◆ **DATA**
+ + + + + + +

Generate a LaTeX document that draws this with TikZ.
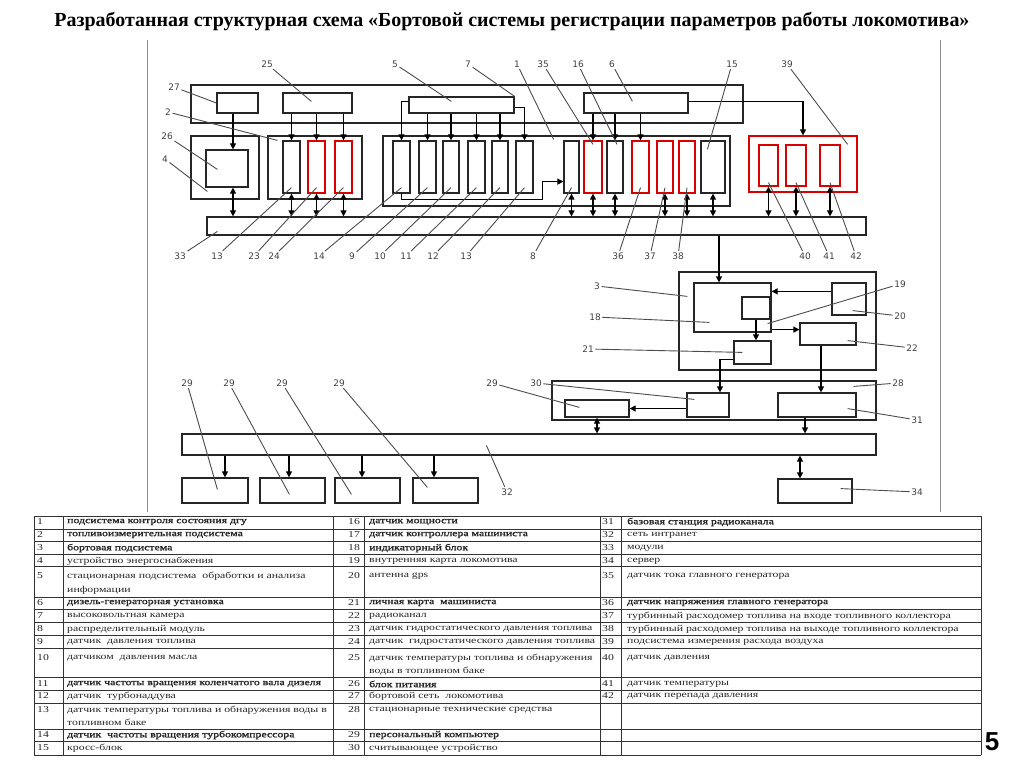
\documentclass[tikz,border=0pt]{standalone}
\usepackage{fontspec}
\setmainfont{Liberation Serif}
\newfontfamily\lblfont{DejaVu Sans}
\newfontfamily\tabfont[FakeStretch=1.31]{Liberation Serif}
\newfontfamily\tabbold[FakeStretch=1.31,FakeBold=1.6]{Liberation Serif}
\newfontfamily\pgfont{Liberation Sans}
\usetikzlibrary{calc,fit,arrows.meta}

\tikzset{
  blk/.style={draw=black!85, line width=1.2pt, inner sep=0pt},
  redblk/.style={blk, draw=red!85!black},
  lbl/.style={font=\lblfont\fontsize{9}{9}\selectfont, text=black!75, inner sep=1.5pt},
  ldr/.style={draw=black!70, line width=0.9pt},
  arr/.style={line width=1.2pt, -{Triangle[length=6pt,width=6pt]}},
  dbl/.style={line width=1.2pt, {Triangle[length=6pt,width=6pt]}-{Triangle[length=6pt,width=6pt]}},
  frm/.style={draw=black!45, line width=0.6pt},
  tabline/.style={draw=black!80, line width=0.8pt},
  tab/.style={font=\tabfont\fontsize{9}{10}\selectfont, anchor=west, inner sep=0pt, text=black!85},
}

\begin{document}
\begin{tikzpicture}[x=1pt,y=-1pt]
    \useasboundingbox (0,0) rectangle (1024,767);

    % Title
    \node (title) at (512,22) {\resizebox{915pt}{!}{\bfseries\fontsize{20}{24}\selectfont Разработанная структурная схема «Бортовой системы регистрации параметров работы локомотива»}};

    % Frame of the scheme
    \draw[frm] (147,40) -- (147,512);
    \draw[frm] (940,40) -- (940,512);

    % Onboard network and upper blocks
    \node[blk, fit={(191,85) (743,123)}] (net) {};
    \node[blk, fit={(217,93) (258,113)}] (b27) {};
    \node[blk, fit={(283,93) (352,113)}] (b25) {};
    \node[blk, fit={(409,97) (514,113)}] (b5) {};
    \node[blk, fit={(584,93) (688,113)}] (b6) {};

    % Power supply
    \node[blk, fit={(191,136) (259,199)}] (g4) {};
    \node[blk, fit={(206,150) (248,187)}] (b26) {};

    % Fuel measuring subsystem
    \node[blk, fit={(268,136) (362,199)}] (g2) {};
    \node[blk, fit={(283,141) (300,193)}] (s13a) {};
    \node[redblk, fit={(308,141) (325,193)}] (s23) {};
    \node[redblk, fit={(335,141) (352,193)}] (s24) {};

    % DGU control subsystem
    \node[blk, fit={(383,136) (730,206)}] (g1) {};
    \foreach \n/\a/\b in {s14/393/410, s9/419/436, s10/443/459, s11/468/485, s12/492/508, s13/516/533, s8/564/579, s16/607/623, s15/701/725}
        \node[blk, fit={(\a,141) (\b,193)}] (\n) {};
    \foreach \n/\a/\b in {s35/584/602, s36/632/649, s37/657/673, s38/679/695}
        \node[redblk, fit={(\a,141) (\b,193)}] (\n) {};

    % Air flow subsystem
    \node[redblk, fit={(749,136) (857,192)}] (g39) {};
    \foreach \n/\a/\b in {s40/759/778, s41/786/806, s42/820/840}
        \node[redblk, fit={(\a,145) (\b,186)}] (\n) {};

    % Modules
    \node[blk, fit={(207,217) (866,235)}] (bus33) {};

    % Upper arrows
    \coordinate (c4) at (233,0);
    \draw[arr] (b27.south -| c4) -- (b26.north -| c4);
    \draw[dbl] (b26.south -| c4) -- (bus33.north -| c4);
    \foreach \s in {s13a,s23,s24} {
        \draw[arr] (b25.south -| \s) -- (\s.north);
        \draw[dbl] (\s.south) -- (\s.south |- bus33.north);
    }
    \draw[arr] ($(b5.north west)+(0,5)$) -| (s14.north);
    \foreach \s in {s9,s10,s11,s12}
        \draw[arr] (b5.south -| \s) -- (\s.north);
    \draw[arr] ($(b5.north east)+(0,11)$) -| (s13.north);
    \draw[arr] (s14.south) -- ++(0,6) -| ($(s8.south west)+(-21,-12)$) -- ($(s8.south west)+(0,-12)$);
    \foreach \s in {s35,s16,s36}
        \draw[arr] (b6.south -| \s) -- (\s.north);
    \draw[arr] ($(b6.north east)+(0,9)$) -| (g39.north);
    \foreach \s in {s8,s35,s16,s37,s38,s15,s40,s41,s42}
        \draw[dbl] (\s.south) -- (\s.south |- bus33.north);

    % Onboard subsystem
    \node[blk, fit={(679,272) (876,370)}] (g3) {};
    \node[blk, fit={(694,283) (771,332)}] (b18) {};
    \node[blk, fit={(742,297) (770,319)}] (b19) {};
    \node[blk, fit={(832,283) (866,315)}] (b20) {};
    \node[blk, fit={(800,323) (856,345)}] (b22) {};
    \node[blk, fit={(734,341) (771,364)}] (b21) {};
    \coordinate (c3) at (719,0);
    \draw[arr] (bus33.south -| c3) -- (b18.north -| c3);
    \draw[arr] ($(b20.north west)+(0,9)$) -- ($(b18.north east)+(0,9)$);
    \draw[arr] (b19.south) -- (b19.south |- b21.north);
    \coordinate (c18) at ($(b18.south east)+(0,-3)$);
    \draw[arr] (c18) -- (c18 -| b22.west);

    % Stationary means
    \node[blk, fit={(552,381) (876,420)}] (g28) {};
    \node[blk, fit={(565,400) (629,417)}] (b29) {};
    \node[blk, fit={(687,393) (729,417)}] (b30) {};
    \node[blk, fit={(778,393) (856,417)}] (b31) {};
    \coordinate (c21) at (720,0);
    \draw[arr] ($(b21.south west)+(0,-5)$) -| (b30.north -| c21);
    \coordinate (c22) at (821,0);
    \draw[arr] (b22.south -| c22) -- (b31.north -| c22);
    \draw[arr] (b30.west |- b29) -- (b29.east);

    % Intranet, computers, server
    \node[blk, fit={(182,434) (876,455)}] (bus32) {};
    \node[blk, fit={(778,479) (852,503)}] (b34) {};
    \foreach \i/\a/\b/\x in {1/182/248/225, 2/260/325/289, 3/335/400/362, 4/413/478/434} {
        \node[blk, fit={(\a,478) (\b,503)}] (pc\i) {};
        \coordinate (cx) at (\x,0);
        \draw[arr] (bus32.south -| cx) -- (pc\i.north -| cx);
    }
    \draw[dbl] (b29.south) -- (b29.south |- bus32.north);
    \coordinate (c31) at (805,0);
    \draw[arr] (b31.south -| c31) -- (bus32.north -| c31);
    \coordinate (c34) at (800,0);
    \draw[dbl] (bus32.south -| c34) -- (b34.north -| c34);

    % Labels, top
    \node[lbl] (n25) at (267,64) {25};
    \node[lbl] (n5) at (395,64) {5};
    \node[lbl] (n7) at (468,64) {7};
    \node[lbl] (n1) at (517,64) {1};
    \node[lbl] (n35) at (543,64) {35};
    \node[lbl] (n16) at (578,64) {16};
    \node[lbl] (n6) at (612,64) {6};
    \node[lbl] (n15) at (732,64) {15};
    \node[lbl] (n39) at (787,64) {39};
    \node[lbl] (n27) at (174,87) {27};
    \node[lbl] (n2) at (168,112) {2};
    \node[lbl] (n26) at (167,136) {26};
    \node[lbl] (n4) at (165,159) {4};
    \draw[ldr] (n25) -- ($(b25.north west)+(29,9)$);
    \draw[ldr] (n5) -- ($(b5.north west)+(43,5)$);
    \draw[ldr] (n7) -- (b5.north east);
    \draw[ldr] (n1) -- ($(g1.north east)+(-177,4)$);
    \draw[ldr] (n35) -- ($(s35.north)+(0,4)$);
    \draw[ldr] (n16) -- ($(s16.north)+(2,4)$);
    \draw[ldr] (n6) -- ($(b6.north west)+(49,9)$);
    \draw[ldr] (n15) -- ($(s15.north west)+(7,9)$);
    \draw[ldr] (n39) -- ($(g39.north east)+(-10,9)$);
    \draw[ldr] (n27) -- (b27.west);
    \draw[ldr] (n2) -- ($(g2.north west)+(10,5)$);
    \draw[ldr] (n26) -- ($(b26.north west)+(12,20)$);
    \draw[ldr] (n4) -- ($(g4.north west)+(17,56)$);

    % Labels, under the modules
    \node[lbl] (n33) at (180,256) {33};
    \draw[ldr] (n33) -- ($(bus33.north west)+(11,15)$);
    \foreach \t/\x/\s in {13/217/s13a, 23/254/s23, 24/274/s24, 14/319/s14, 9/352/s9, 10/380/s10, 11/406/s11, 12/433/s12, 13/466/s13, 8/533/s8, 36/618/s36, 37/650/s37, 38/678/s38} {
        \node[lbl] (n\s) at (\x,256) {\t};
        \draw[ldr] (n\s) -- ($(\s.south)+(0,-6)$);
    }
    \foreach \t/\x/\s in {40/805/s40, 41/829/s41, 42/856/s42} {
        \node[lbl] (n\s) at (\x,256) {\t};
        \draw[ldr] (n\s) -- ($(\s.south)+(0,-4)$);
    }

    % Labels, middle and bottom
    \node[lbl] (n3) at (597,286) {3};
    \node[lbl] (n18) at (595,317) {18};
    \node[lbl] (n21) at (588,349) {21};
    \node[lbl] (n19) at (900,284) {19};
    \node[lbl] (n20) at (900,316) {20};
    \node[lbl] (n22) at (912,348) {22};
    \node[lbl] (n28) at (898,383) {28};
    \node[lbl] (n31) at (917,420) {31};
    \node[lbl] (n34) at (917,492) {34};
    \node[lbl] (n30) at (536,383) {30};
    \node[lbl] (n29) at (492,383) {29};
    \node[lbl] (n32) at (507,492) {32};
    \draw[ldr] (n3) -- ($(g3.north west)+(9,25)$);
    \draw[ldr] (n18) -- ($(b18.north west)+(16,40)$);
    \draw[ldr] (n21) -- ($(b21.north west)+(9,12)$);
    \draw[ldr] (n19) -- ($(b19.south east)+(-3,4)$);
    \draw[ldr] (n20) -- ($(b20.south east)+(-14,-5)$);
    \draw[ldr] (n22) -- ($(b22.south east)+(-9,-5)$);
    \draw[ldr] (n28) -- ($(g28.north east)+(-23,6)$);
    \draw[ldr] (n31) -- ($(b31.south east)+(-9,-9)$);
    \draw[ldr] (n34) -- ($(b34.south east)+(-12,-15)$);
    \draw[ldr] (n30) -- ($(b30.north west)+(8,7)$);
    \draw[ldr] (n29) -- ($(b29.north west)+(15,8)$);
    \draw[ldr] (n32) -- ($(bus32.north west)+(305,12)$);
    \foreach \i/\x/\dx/\dy in {1/187/36/12, 2/229/30/17, 3/282/17/17, 4/339/15/10} {
        \node[lbl] (npc\i) at (\x,383) {29};
        \draw[ldr] (npc\i) -- ($(pc\i.north west)+(\dx,\dy)$);
    }

    % Table grid
    \foreach \y in {516,529,541,554,566,597,609,622,635,648,677,690,703,729,741,755}
        \draw[tabline] (34,\y) -- (981,\y);
    \foreach \x in {34,63,333,364,600,621,981}
        \draw[tabline] (\x,516) -- (\x,755);

    % Table, first column
    \foreach \n/\y/\t in {1/522/{\tabbold подсистема контроля состояния дгу}, 2/535/{\tabbold топливоизмерительная подсистема}, 3/548/{\tabbold бортовая подсистема}, 4/561/{устройство энергоснабжения}, 5/576/{стационарная подсистема \ обработки и анализа}, 6/603/{\tabbold дизель-генераторная установка}, 7/616/{высоковольтная камера}, 8/629/{распределительный модуль}, 9/642/{датчик \ давления топлива}, 10/658/{датчиком \ давления масла}, 11/684/{\tabbold датчик частоты вращения коленчатого вала дизеля}, 12/696/{датчик \ турбонаддува}, 13/710/{датчик температуры топлива и обнаружения воды в}, 14/735/{\tabbold датчик \ частоты вращения турбокомпрессора}, 15/748/{кросс-блок}} {
        \node[tab] at (37,\y) {\n};
        \node[tab] (t\n) at (67,\y) {\t};
    }
    \node[tab] (t5b) at (67,590) {информации};
    \node[tab] (t13b) at (67,722) {топливном баке};

    % Table, second column
    \foreach \n/\y/\t in {16/522/{\tabbold датчик мощности}, 17/535/{\tabbold датчик контроллера машиниста}, 18/548/{\tabbold индикаторный блок}, 19/561/{внутренняя карта локомотива}, 20/576/{антенна gps}, 21/603/{\tabbold личная карта \ машиниста}, 22/616/{радиоканал}, 23/629/{датчик гидростатического давления топлива}, 24/642/{датчик \ гидростатического давления топлива}, 25/658/{датчик температуры топлива и обнаружения}, 26/684/{\tabbold блок питания}, 27/696/{бортовой сеть \ локомотива}, 28/710/{стационарные технические средства}, 29/735/{\tabbold персональный компьютер}, 30/748/{считывающее устройство}} {
        \node[tab] at (348,\y) {\n};
        \node[tab] (t\n) at (369,\y) {\t};
    }
    \node[tab] (t25b) at (369,671) {воды в топливном баке};

    % Table, third column
    \foreach \n/\y/\t in {31/522/{\tabbold базовая станция радиоканала}, 32/535/{сеть интранет}, 33/548/{модули}, 34/561/{сервер}, 35/576/{датчик тока главного генератора}, 36/603/{\tabbold датчик напряжения главного генератора}, 37/616/{турбинный расходомер топлива на входе топливного коллектора}, 38/629/{турбинный расходомер топлива на выходе топливного коллектора}, 39/642/{подсистема измерения расхода воздуха}, 40/658/{датчик давления}, 41/684/{датчик температуры}, 42/696/{датчик перепада давления}} {
        \node[tab] at (602,\y) {\n};
        \node[tab] (t\n) at (627,\y) {\t};
    }

    % Page number
    \node[font=\pgfont\bfseries\fontsize{26}{26}\selectfont] (page) at (992,742) {5};
\end{tikzpicture}
\end{document}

+ + + + + + +

Set down again, exactly, the lines of the material above from its first line to the one with "(0,0) rectangle (1024,767);", inclusive. Leave the pictures out.

◆ **EXERCISE OUTPUT**
Generate a LaTeX document that draws this with TikZ.
\documentclass[tikz,border=0pt]{standalone}
\usepackage{fontspec}
\setmainfont{Liberation Serif}
\newfontfamily\lblfont{DejaVu Sans}
\newfontfamily\tabfont[FakeStretch=1.31]{Liberation Serif}
\newfontfamily\tabbold[FakeStretch=1.31,FakeBold=1.6]{Liberation Serif}
\newfontfamily\pgfont{Liberation Sans}
\usetikzlibrary{calc,fit,arrows.meta}

\tikzset{
  blk/.style={draw=black!85, line width=1.2pt, inner sep=0pt},
  redblk/.style={blk, draw=red!85!black},
  lbl/.style={font=\lblfont\fontsize{9}{9}\selectfont, text=black!75, inner sep=1.5pt},
  ldr/.style={draw=black!70, line width=0.9pt},
  arr/.style={line width=1.2pt, -{Triangle[length=6pt,width=6pt]}},
  dbl/.style={line width=1.2pt, {Triangle[length=6pt,width=6pt]}-{Triangle[length=6pt,width=6pt]}},
  frm/.style={draw=black!45, line width=0.6pt},
  tabline/.style={draw=black!80, line width=0.8pt},
  tab/.style={font=\tabfont\fontsize{9}{10}\selectfont, anchor=west, inner sep=0pt, text=black!85},
}

\begin{document}
\begin{tikzpicture}[x=1pt,y=-1pt]
    \useasboundingbox (0,0) rectangle (1024,767);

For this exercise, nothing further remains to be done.